At runtime Bohrium will search through the following prioritized list in order to find the configuration file:
- The environment variable
BH_CONFIG
- The config within the Python package
bohrium/config.ini
(in the same directory as__init__.py
) - The home directory config
~/.bohrium/config.ini
- The system-wide config
/usr/local/etc/bohrium/config.ini
- The system-wide config
/usr/etc/bohrium/config.ini
- The system-wide config
/etc/bohrium/config.ini
The default configuration file looks similar to the config below:
#
# Stack configurations, which are a comma separated lists of components.
# NB: 'stacks' is a reserved section name and 'default'
# is used when 'BH_STACK' is unset.
# The bridge is never part of the list
#
[stacks]
default = bcexp, bccon, node, openmp
openmp = bcexp, bccon, node, openmp
opencl = bcexp, bccon, node, opencl, openmp
#
# Managers
#
[node]
impl = /usr/lib/libbh_vem_node.so
timing = false
[proxy]
address = localhost
port = 4200
impl = /usr/lib/libbh_vem_proxy.so
#
# Filters - Helpers / Tools
#
[pprint]
impl = /usr/lib/libbh_filter_pprint.so
#
# Filters - Bytecode transformers
#
[bccon]
impl = /usr/lib/libbh_filter_bccon.so
collect = true
stupidmath = true
muladd = true
reduction = false
find_repeats = false
timing = false
verbose = false
[bcexp]
impl = /usr/lib/libbh_filter_bcexp.so
powk = true
sign = false
repeat = false
reduce1d = 32000
timing = false
verbose = false
[noneremover]
impl = /usr/lib/libbh_filter_noneremover.so
timing = false
verbose = false
#
# Engines
#
[openmp]
impl = /usr/lib/libbh_ve_openmp.so
tmp_bin_dir = /usr/var/bohrium/object
tmp_src_dir = /usr/var/bohrium/source
dump_src = true
verbose = false
prof = false #Profiling statistics
compiler_cmd = "/usr/bin/x86_64-linux-gnu-gcc"
compiler_inc = "-I/usr/share/bohrium/include"
compiler_lib = "-lm -L/usr/lib -lbh"
compiler_flg = "-x c -fPIC -shared -std=gnu99 -O3 -march=native -Werror -fopenmp"
compiler_openmp = true
compiler_openmp_simd = false
[opencl]
impl = /usr/lib/libbh_ve_opencl.so
verbose = false
prof = false #Profiling statistics
# Additional options given to the opencl compiler. See documentation for clBuildProgram
compiler_flg = "-I/usr/share/bohrium/include"

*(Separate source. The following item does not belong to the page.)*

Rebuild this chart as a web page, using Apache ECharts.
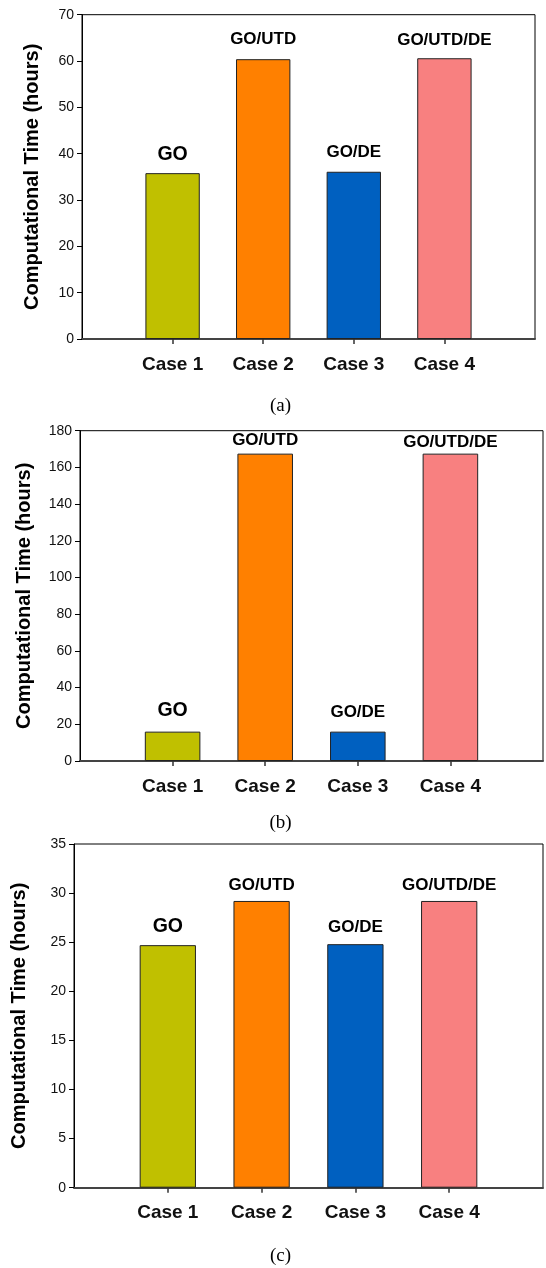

serial_fusion = false # Topological fusion is default
The configuration file consists of two things: components
and orchestration of components in stacks
.
Components marked with square brackets. For example [node]
, [openmp]
, [opencl]
are all components available for the runtime system.
The stacks
define different default configurations of the runtime environment and one can switch between them using the environment var BH_STACK
.
The configuration of a component can be overwritten with environment variables using the naming convention BH_[COMPONENT]_[OPTION]
, below are a couple of examples controlling the behavior of the CPU vector engine:
BH_OPENMP_PROF=true -- Prints a performance profile at the end of execution.
BH_OPENMP_VERBOSE=true -- Prints a lot of information including the source of the JIT compiled kernels. Enables per-kernel profiling when used together with BH_OPENMP_PROF=true.
Useful environment variables:
BH_SYNC_WARN=true -- Show Python warnings in all instances when copying data to Python.
BH_MEM_WARN=true -- Show warnings when memory accesses are problematic.
BH_UNSUP_WARN=false -- Do not warn when when encountering unsupported NumPy operations.
BH_<backend>_GRAPH=true -- Dump a dependency graph of the instructions send to the back-ends (.dot file).
BH_<backend>_VOLATILE=true -- Declare temporary variables using `volatile`, which avoid precision differences because of Intel's use of 80-bit floats internally.